== EXERCISE AIM ==
Copy each line in which the string "this" occurs.

== DATA ==
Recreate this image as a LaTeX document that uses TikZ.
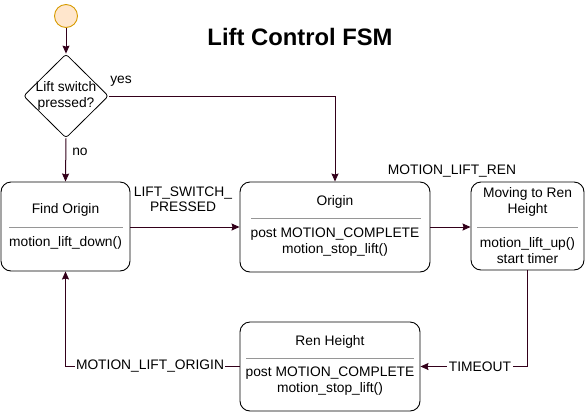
\documentclass[tikz,border=0pt]{standalone}
\usepackage{fontspec}
\setmainfont{Liberation Sans}
\usetikzlibrary{arrows.meta,shapes.geometric}
\definecolor{wire}{RGB}{51,0,26}
\definecolor{startfill}{RGB}{255,230,204}
\definecolor{startdraw}{RGB}{215,155,0}
\definecolor{sepgray}{RGB}{150,150,150}
\tikzset{
  txt/.style={font=\fontsize{13.8}{16}\selectfont, align=center, inner sep=1pt},
  statebox/.style={draw=black, line width=0.9pt, rounded corners=10pt, fill=white, inner sep=0pt},
  sepline/.style={draw=sepgray, line width=0.7pt},
  conn/.style={draw=wire, line width=1pt, -{Stealth[length=8pt,width=7pt,inset=1pt]}},
  plain/.style={draw=wire, line width=1pt},
  lbl/.style={txt, fill=white, inner sep=1.5pt},
}
\begin{document}
\begin{tikzpicture}[x=1pt,y=-1pt]
\useasboundingbox (0,0) rectangle (586,413);
% title
\node[font=\fontsize{23.8}{28}\selectfont\bfseries, inner sep=0pt] (title) at (300,37) {Lift Control FSM};
% start
\node[circle, draw=startdraw, fill=startfill, line width=0.9pt, minimum size=23pt, inner sep=0pt] (start) at (66,16) {};
% decision
\node[diamond, draw=black, line width=0.8pt, rounded corners=3pt, minimum width=85pt, minimum height=84pt, inner sep=0pt, fill=white] (dia) at (66,96) {};
\node[txt] (diatxt) at (66,96) {Lift switch\\pressed?};
% boxes
\node[statebox, minimum width=129pt, minimum height=89pt] (find) at (65.5,226.5) {};
\node[statebox, minimum width=190pt, minimum height=90pt] (origin) at (335,227) {};
\node[statebox, minimum width=113pt, minimum height=88pt] (moving) at (527.5,226) {};
\node[statebox, minimum width=180pt, minimum height=89pt] (ren) at (330,366.5) {};
% box texts
\node[txt] (findT) at (65.5,210) {Find Origin};
\node[txt] (findA) at (65.5,243) {motion\_lift\_down()};
\draw[sepline] (9,227) -- (123,227);
\node[txt] (originT) at (335,202) {Origin};
\node[txt] (originA) at (335,242.5) {post MOTION\_COMPLETE\\motion\_stop\_lift()};
\draw[sepline] (251,218) -- (421,218);
\node[txt] (movingT) at (527.5,202) {Moving to Ren\\Height};
\node[txt] (movingA) at (527.5,250.5) {motion\_lift\_up()\\start timer};
\draw[sepline] (477,227) -- (578,227);
\node[txt] (renT) at (330,342) {Ren Height};
\node[txt] (renA) at (330,381) {post MOTION\_COMPLETE\\motion\_stop\_lift()};
\draw[sepline] (246,358) -- (414,358);
% connectors
\draw[conn] (start) -- (dia.north);
\draw[conn] (dia.east) -| (origin.north);
\draw[conn] (dia.south) -- (find.north);
\draw[conn] (find.east |- 0,227) -- (origin.west |- 0,227);
\draw[conn] (origin.east |- 0,227) -- (moving.west |- 0,227);
\draw[conn] (moving.south) |- (ren.east);
\draw[conn] (ren.west) -| (find.south);
% labels
\node[txt] (lyes) at (121,81) {yes};
\node[txt] (lno) at (80,152) {no};
\node[txt, font=\fontsize{13.8}{15}\selectfont] (llift) at (183,199.5) {LIFT\_SWITCH\_\\PRESSED};
\node[txt] (lren) at (452,171) {MOTION\_LIFT\_REN};
\node[lbl] (ltime) at (480,366.5) {TIMEOUT};
\node[lbl] (lorig) at (150,366.5) {MOTION\_LIFT\_ORIGIN};
\end{tikzpicture}
\end{document}
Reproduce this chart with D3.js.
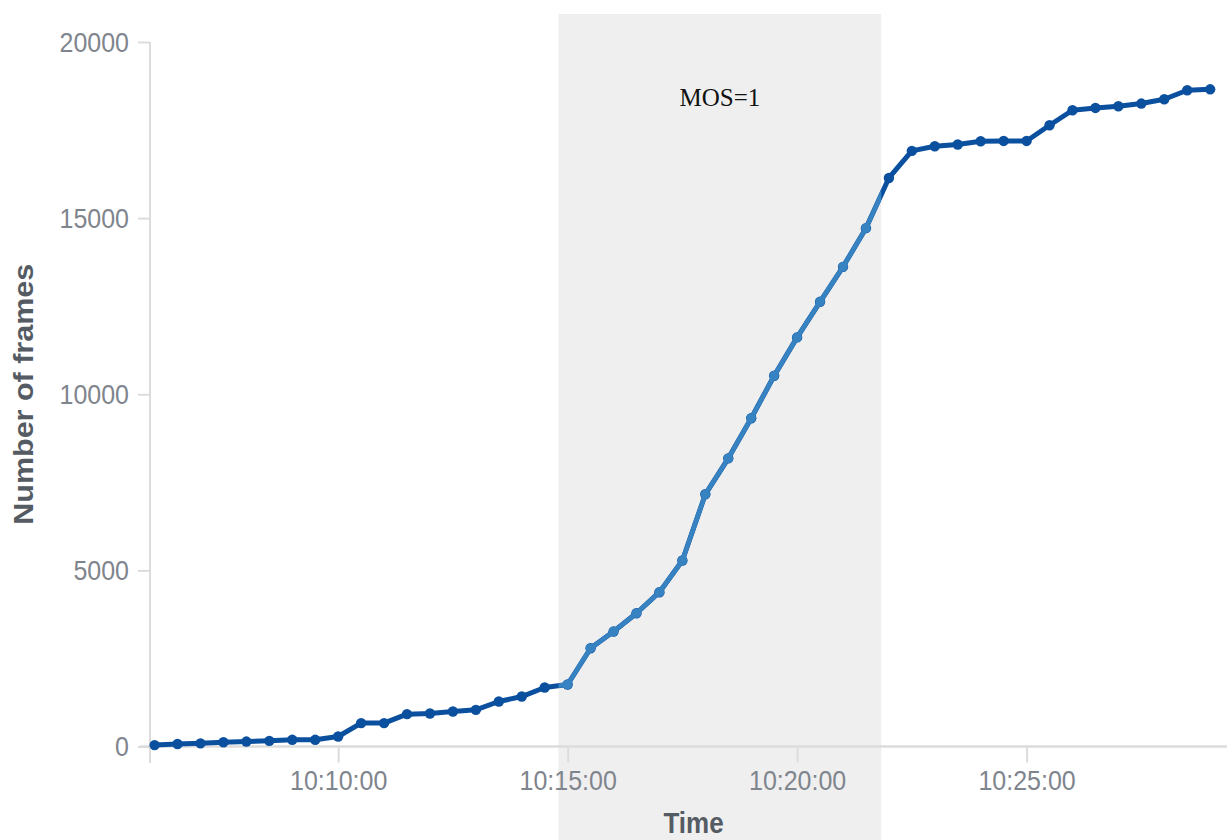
<!DOCTYPE html>
<html>
<head>
<meta charset="utf-8">
<script src="https://cdn.jsdelivr.net/npm/d3@7/dist/d3.min.js"></script>
<style>
    body { margin: 0; background: #fff; }
    svg { display: block; font-family: 'Liberation Sans', Arial, sans-serif; }
    .tick-label { fill: #7f858d; font-size: 25px; transform-box: fill-box; transform-origin: center; transform: scaleY(1.12); }
    .axis-title { fill: #555b63; font-size: 26px; font-weight: bold; }
</style>
</head>
<body>
<svg id="chart" width="1227" height="840"></svg>
<script>
const times = ['10:06:00', '10:06:30', '10:07:00', '10:07:30', '10:08:00', '10:08:30', '10:09:00', '10:09:30',
    '10:10:00', '10:10:30', '10:11:00', '10:11:30', '10:12:00', '10:12:30', '10:13:00', '10:13:30',
    '10:14:00', '10:14:30', '10:15:00', '10:15:30', '10:16:00', '10:16:30', '10:17:00', '10:17:30',
    '10:18:00', '10:18:30', '10:19:00', '10:19:30', '10:20:00', '10:20:30', '10:21:00', '10:21:30',
    '10:22:00', '10:22:30', '10:23:00', '10:23:30', '10:24:00', '10:24:30', '10:25:00', '10:25:30',
    '10:26:00', '10:26:30', '10:27:00', '10:27:30', '10:28:00', '10:28:30', '10:29:00']
const frames = [40, 70, 90, 120, 140, 160, 190, 190,
    284, 664, 664, 919, 936, 993, 1041, 1277,
    1418, 1674, 1760, 2790, 3263, 3783, 4380, 5280,
    7160, 8180, 9320, 10525, 11614, 12624, 13617, 14715,
    16140, 16908, 17041, 17089, 17182, 17191, 17191, 17637,
    18062, 18128, 18176, 18252, 18374, 18629, 18657]
const yTicks = [0, 5000, 10000, 15000, 20000]
const xTicks = ['10:10:00', '10:15:00', '10:20:00', '10:25:00']
const timeDomain = ['10:05:54', '10:29:22']
const highlight = ['10:14:48', '10:21:50']
const highlightLabel = 'MOS=1'

const parseTime = d3.timeParse('%H:%M:%S')
const formatTime = d3.timeFormat('%H:%M:%S')

const svg = d3.select('#chart')
const plotLeft = 150, plotRight = 1227, plotTop = 42, plotBottom = 746.5

const x = d3.scaleTime()
    .domain(timeDomain.map(parseTime))
    .range([plotLeft, plotRight])
const y = d3.scaleLinear()
    .domain([0, 20000])
    .range([plotBottom, plotTop])

const data = times.map((t, i) => ({ time: parseTime(t), value: frames[i] }))

// shaded period
const hx0 = x(parseTime(highlight[0])), hx1 = x(parseTime(highlight[1]))
svg.append('rect')
    .attr('x', hx0)
    .attr('y', 14)
    .attr('width', hx1 - hx0)
    .attr('height', 840 - 14)
    .attr('fill', '#efefef')

svg.append('clipPath').attr('id', 'hl-clip')
    .append('rect')
    .attr('x', hx0).attr('y', 0)
    .attr('width', hx1 - hx0).attr('height', 840)

// axes
const yAxis = svg.append('g')
    .attr('transform', `translate(${plotLeft},0)`)
    .call(d3.axisLeft(y).tickValues(yTicks).tickSize(12).tickPadding(9).tickFormat(d3.format('d')))
const xAxis = svg.append('g')
    .attr('transform', `translate(0,${plotBottom})`)
    .call(d3.axisBottom(x).tickValues(xTicks.map(parseTime)).tickSize(16).tickPadding(9).tickFormat(formatTime))

;[yAxis, xAxis].forEach(axis => {
    axis.attr('font-family', null).attr('font-size', null)
    axis.select('.domain').remove()
    axis.selectAll('line').attr('stroke', '#dcdcdc').attr('stroke-width', 2)
    axis.selectAll('text').attr('class', 'tick-label').attr('fill', null)
})

svg.append('line')
    .attr('x1', plotLeft).attr('x2', plotLeft)
    .attr('y1', y(20000)).attr('y2', 763)
    .attr('stroke', '#dcdcdc').attr('stroke-width', 2)
svg.append('line')
    .attr('x1', plotLeft - 10).attr('x2', plotRight)
    .attr('y1', y(0)).attr('y2', y(0))
    .attr('stroke', '#dcdcdc').attr('stroke-width', 2.5)

svg.append('text')
    .attr('class', 'axis-title')
    .attr('text-anchor', 'middle')
    .attr('font-size', 27)
    .style('font-size', '27px')
    .attr('transform', `translate(33,${(plotTop + plotBottom) / 2}) rotate(-90) scale(1.13,1)`)
    .text('Number of frames')

svg.append('text')
    .attr('class', 'axis-title')
    .attr('text-anchor', 'middle')
    .attr('transform', `translate(${(plotLeft + plotRight) / 2 + 5},833) scale(1,1.1)`)
    .text('Time')

// series
const line = d3.line()
    .x(d => x(d.time))
    .y(d => y(d.value))

function drawSeries(g, color, width, r) {
    g.append('path')
        .datum(data)
        .attr('fill', 'none')
        .attr('stroke', color)
        .attr('stroke-width', width)
        .attr('stroke-linejoin', 'round')
        .attr('d', line)
    g.selectAll('circle')
        .data(data)
        .enter().append('circle')
        .attr('cx', d => x(d.time))
        .attr('cy', d => y(d.value))
        .attr('r', r)
        .attr('fill', color)
}

drawSeries(svg.append('g'), '#0b4f9f', 5, 5.2)
drawSeries(svg.append('g').attr('clip-path', 'url(#hl-clip)'), '#3783c2', 4.5, 4.8)

svg.append('text')
    .attr('x', (hx0 + hx1) / 2)
    .attr('y', 106)
    .attr('text-anchor', 'middle')
    .attr('font-family', "'Liberation Serif', 'Times New Roman', serif")
    .attr('font-size', 25)
    .attr('fill', '#111')
    .text(highlightLabel)
</script>
</body>
</html>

== EXERCISE OUTPUT ==
Recreate this image as a LaTeX document that uses TikZ.
Reproduce this chart with D3.js.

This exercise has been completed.